* TASK GOAL
Exact reproduction of the data is required, with images excluded.

▬▬▬

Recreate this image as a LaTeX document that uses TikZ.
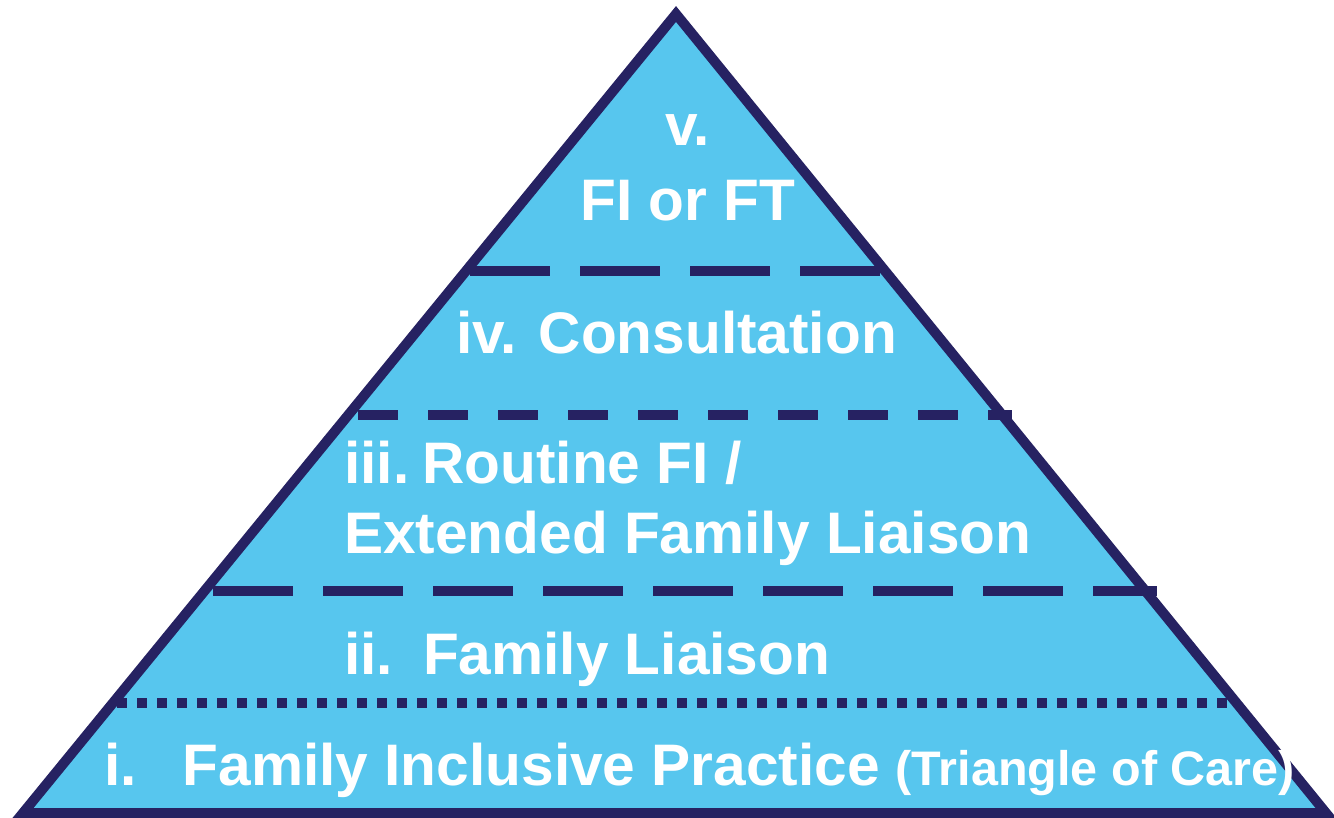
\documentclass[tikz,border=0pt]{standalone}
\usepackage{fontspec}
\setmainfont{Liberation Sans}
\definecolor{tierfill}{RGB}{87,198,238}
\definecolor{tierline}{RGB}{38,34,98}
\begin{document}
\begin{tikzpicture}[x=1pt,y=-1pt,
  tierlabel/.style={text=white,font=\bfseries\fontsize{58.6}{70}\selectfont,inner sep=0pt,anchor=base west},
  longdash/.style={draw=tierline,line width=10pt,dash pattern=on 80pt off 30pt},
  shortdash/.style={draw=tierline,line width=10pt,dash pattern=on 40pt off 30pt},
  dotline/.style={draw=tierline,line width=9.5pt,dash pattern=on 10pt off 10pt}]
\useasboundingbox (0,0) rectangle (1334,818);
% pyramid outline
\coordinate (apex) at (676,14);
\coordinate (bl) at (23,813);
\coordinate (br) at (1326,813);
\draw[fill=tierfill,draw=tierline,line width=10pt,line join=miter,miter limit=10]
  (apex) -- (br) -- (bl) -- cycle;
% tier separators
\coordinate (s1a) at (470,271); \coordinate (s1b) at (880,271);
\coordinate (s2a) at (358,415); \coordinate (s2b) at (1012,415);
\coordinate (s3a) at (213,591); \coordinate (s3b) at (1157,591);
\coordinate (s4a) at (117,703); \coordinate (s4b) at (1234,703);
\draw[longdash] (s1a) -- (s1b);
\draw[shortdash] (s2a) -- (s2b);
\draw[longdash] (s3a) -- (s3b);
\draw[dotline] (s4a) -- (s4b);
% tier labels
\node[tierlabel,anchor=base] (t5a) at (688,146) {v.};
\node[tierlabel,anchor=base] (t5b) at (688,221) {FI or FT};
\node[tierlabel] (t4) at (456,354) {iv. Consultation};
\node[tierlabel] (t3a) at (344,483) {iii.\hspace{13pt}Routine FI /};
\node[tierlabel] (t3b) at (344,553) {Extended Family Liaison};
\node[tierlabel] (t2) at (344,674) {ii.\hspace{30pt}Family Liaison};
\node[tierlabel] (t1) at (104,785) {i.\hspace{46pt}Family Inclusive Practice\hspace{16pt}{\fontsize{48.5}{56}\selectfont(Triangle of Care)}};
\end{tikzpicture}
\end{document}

▬▬▬

* FULL OUTPUT
Recreate this image as a LaTeX document that uses TikZ.
\documentclass[tikz,border=0pt]{standalone}
\usepackage{fontspec}
\setmainfont{Liberation Sans}
\definecolor{tierfill}{RGB}{87,198,238}
\definecolor{tierline}{RGB}{38,34,98}
\begin{document}
\begin{tikzpicture}[x=1pt,y=-1pt,
  tierlabel/.style={text=white,font=\bfseries\fontsize{58.6}{70}\selectfont,inner sep=0pt,anchor=base west},
  longdash/.style={draw=tierline,line width=10pt,dash pattern=on 80pt off 30pt},
  shortdash/.style={draw=tierline,line width=10pt,dash pattern=on 40pt off 30pt},
  dotline/.style={draw=tierline,line width=9.5pt,dash pattern=on 10pt off 10pt}]
\useasboundingbox (0,0) rectangle (1334,818);
% pyramid outline
\coordinate (apex) at (676,14);
\coordinate (bl) at (23,813);
\coordinate (br) at (1326,813);
\draw[fill=tierfill,draw=tierline,line width=10pt,line join=miter,miter limit=10]
  (apex) -- (br) -- (bl) -- cycle;
% tier separators
\coordinate (s1a) at (470,271); \coordinate (s1b) at (880,271);
\coordinate (s2a) at (358,415); \coordinate (s2b) at (1012,415);
\coordinate (s3a) at (213,591); \coordinate (s3b) at (1157,591);
\coordinate (s4a) at (117,703); \coordinate (s4b) at (1234,703);
\draw[longdash] (s1a) -- (s1b);
\draw[shortdash] (s2a) -- (s2b);
\draw[longdash] (s3a) -- (s3b);
\draw[dotline] (s4a) -- (s4b);
% tier labels
\node[tierlabel,anchor=base] (t5a) at (688,146) {v.};
\node[tierlabel,anchor=base] (t5b) at (688,221) {FI or FT};
\node[tierlabel] (t4) at (456,354) {iv. Consultation};
\node[tierlabel] (t3a) at (344,483) {iii.\hspace{13pt}Routine FI /};
\node[tierlabel] (t3b) at (344,553) {Extended Family Liaison};
\node[tierlabel] (t2) at (344,674) {ii.\hspace{30pt}Family Liaison};
\node[tierlabel] (t1) at (104,785) {i.\hspace{46pt}Family Inclusive Practice\hspace{16pt}{\fontsize{48.5}{56}\selectfont(Triangle of Care)}};
\end{tikzpicture}
\end{document}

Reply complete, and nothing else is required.